- **The problem**
The data below should be printed in full, exactly, and without any of its images.

- **Dataset section**

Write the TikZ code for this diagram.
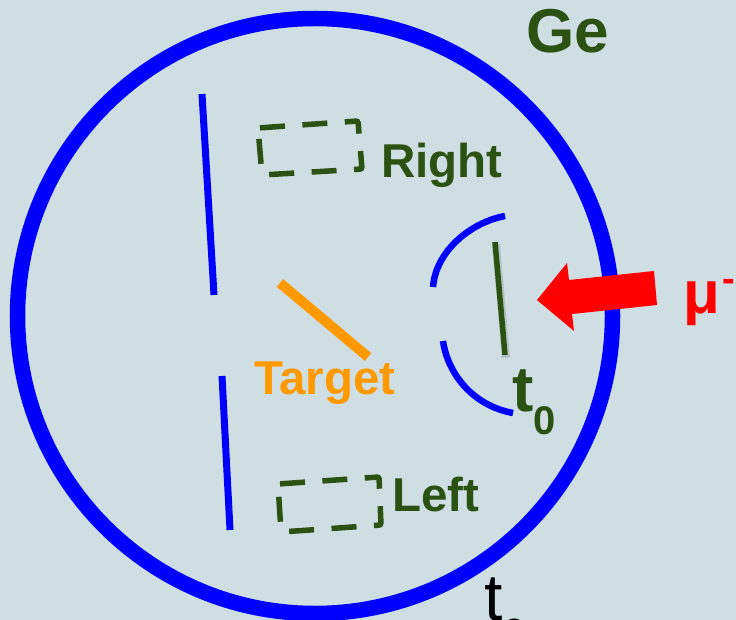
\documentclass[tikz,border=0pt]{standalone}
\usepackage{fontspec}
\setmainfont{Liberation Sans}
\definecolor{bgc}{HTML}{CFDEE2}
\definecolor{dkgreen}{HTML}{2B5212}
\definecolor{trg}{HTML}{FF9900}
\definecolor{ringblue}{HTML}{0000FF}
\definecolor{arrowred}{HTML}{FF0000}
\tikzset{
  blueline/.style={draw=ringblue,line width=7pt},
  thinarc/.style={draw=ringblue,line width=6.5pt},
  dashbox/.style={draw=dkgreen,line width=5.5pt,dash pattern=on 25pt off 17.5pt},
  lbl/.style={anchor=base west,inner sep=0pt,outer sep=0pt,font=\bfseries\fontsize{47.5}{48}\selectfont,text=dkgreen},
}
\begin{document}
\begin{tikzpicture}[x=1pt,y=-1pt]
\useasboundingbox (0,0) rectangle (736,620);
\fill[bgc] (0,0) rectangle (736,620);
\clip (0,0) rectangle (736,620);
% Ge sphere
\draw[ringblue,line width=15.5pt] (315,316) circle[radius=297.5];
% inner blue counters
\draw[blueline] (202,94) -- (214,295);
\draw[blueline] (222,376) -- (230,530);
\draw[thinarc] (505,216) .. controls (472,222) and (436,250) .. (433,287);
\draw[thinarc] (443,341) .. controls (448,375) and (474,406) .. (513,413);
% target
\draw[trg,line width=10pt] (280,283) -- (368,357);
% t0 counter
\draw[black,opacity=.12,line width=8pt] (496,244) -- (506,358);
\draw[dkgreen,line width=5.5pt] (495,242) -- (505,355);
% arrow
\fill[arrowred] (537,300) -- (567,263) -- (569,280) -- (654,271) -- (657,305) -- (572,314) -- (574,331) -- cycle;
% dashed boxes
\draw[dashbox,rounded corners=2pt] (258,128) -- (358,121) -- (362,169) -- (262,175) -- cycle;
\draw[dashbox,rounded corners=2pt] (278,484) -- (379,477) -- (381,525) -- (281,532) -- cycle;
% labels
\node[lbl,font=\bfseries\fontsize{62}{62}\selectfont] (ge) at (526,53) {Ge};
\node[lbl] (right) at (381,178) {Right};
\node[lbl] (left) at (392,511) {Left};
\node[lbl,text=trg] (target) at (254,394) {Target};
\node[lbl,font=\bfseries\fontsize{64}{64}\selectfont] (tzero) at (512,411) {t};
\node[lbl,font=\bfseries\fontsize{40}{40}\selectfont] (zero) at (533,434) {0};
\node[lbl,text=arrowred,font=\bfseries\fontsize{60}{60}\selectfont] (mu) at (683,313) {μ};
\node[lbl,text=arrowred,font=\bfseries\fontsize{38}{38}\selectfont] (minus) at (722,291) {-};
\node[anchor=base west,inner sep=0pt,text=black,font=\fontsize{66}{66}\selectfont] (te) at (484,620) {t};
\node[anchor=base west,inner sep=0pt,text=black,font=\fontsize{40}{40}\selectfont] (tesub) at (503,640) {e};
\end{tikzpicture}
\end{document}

- **Solution**
Write the TikZ code for this diagram.
\documentclass[tikz,border=0pt]{standalone}
\usepackage{fontspec}
\setmainfont{Liberation Sans}
\definecolor{bgc}{HTML}{CFDEE2}
\definecolor{dkgreen}{HTML}{2B5212}
\definecolor{trg}{HTML}{FF9900}
\definecolor{ringblue}{HTML}{0000FF}
\definecolor{arrowred}{HTML}{FF0000}
\tikzset{
  blueline/.style={draw=ringblue,line width=7pt},
  thinarc/.style={draw=ringblue,line width=6.5pt},
  dashbox/.style={draw=dkgreen,line width=5.5pt,dash pattern=on 25pt off 17.5pt},
  lbl/.style={anchor=base west,inner sep=0pt,outer sep=0pt,font=\bfseries\fontsize{47.5}{48}\selectfont,text=dkgreen},
}
\begin{document}
\begin{tikzpicture}[x=1pt,y=-1pt]
\useasboundingbox (0,0) rectangle (736,620);
\fill[bgc] (0,0) rectangle (736,620);
\clip (0,0) rectangle (736,620);
% Ge sphere
\draw[ringblue,line width=15.5pt] (315,316) circle[radius=297.5];
% inner blue counters
\draw[blueline] (202,94) -- (214,295);
\draw[blueline] (222,376) -- (230,530);
\draw[thinarc] (505,216) .. controls (472,222) and (436,250) .. (433,287);
\draw[thinarc] (443,341) .. controls (448,375) and (474,406) .. (513,413);
% target
\draw[trg,line width=10pt] (280,283) -- (368,357);
% t0 counter
\draw[black,opacity=.12,line width=8pt] (496,244) -- (506,358);
\draw[dkgreen,line width=5.5pt] (495,242) -- (505,355);
% arrow
\fill[arrowred] (537,300) -- (567,263) -- (569,280) -- (654,271) -- (657,305) -- (572,314) -- (574,331) -- cycle;
% dashed boxes
\draw[dashbox,rounded corners=2pt] (258,128) -- (358,121) -- (362,169) -- (262,175) -- cycle;
\draw[dashbox,rounded corners=2pt] (278,484) -- (379,477) -- (381,525) -- (281,532) -- cycle;
% labels
\node[lbl,font=\bfseries\fontsize{62}{62}\selectfont] (ge) at (526,53) {Ge};
\node[lbl] (right) at (381,178) {Right};
\node[lbl] (left) at (392,511) {Left};
\node[lbl,text=trg] (target) at (254,394) {Target};
\node[lbl,font=\bfseries\fontsize{64}{64}\selectfont] (tzero) at (512,411) {t};
\node[lbl,font=\bfseries\fontsize{40}{40}\selectfont] (zero) at (533,434) {0};
\node[lbl,text=arrowred,font=\bfseries\fontsize{60}{60}\selectfont] (mu) at (683,313) {μ};
\node[lbl,text=arrowred,font=\bfseries\fontsize{38}{38}\selectfont] (minus) at (722,291) {-};
\node[anchor=base west,inner sep=0pt,text=black,font=\fontsize{66}{66}\selectfont] (te) at (484,620) {t};
\node[anchor=base west,inner sep=0pt,text=black,font=\fontsize{40}{40}\selectfont] (tesub) at (503,640) {e};
\end{tikzpicture}
\end{document}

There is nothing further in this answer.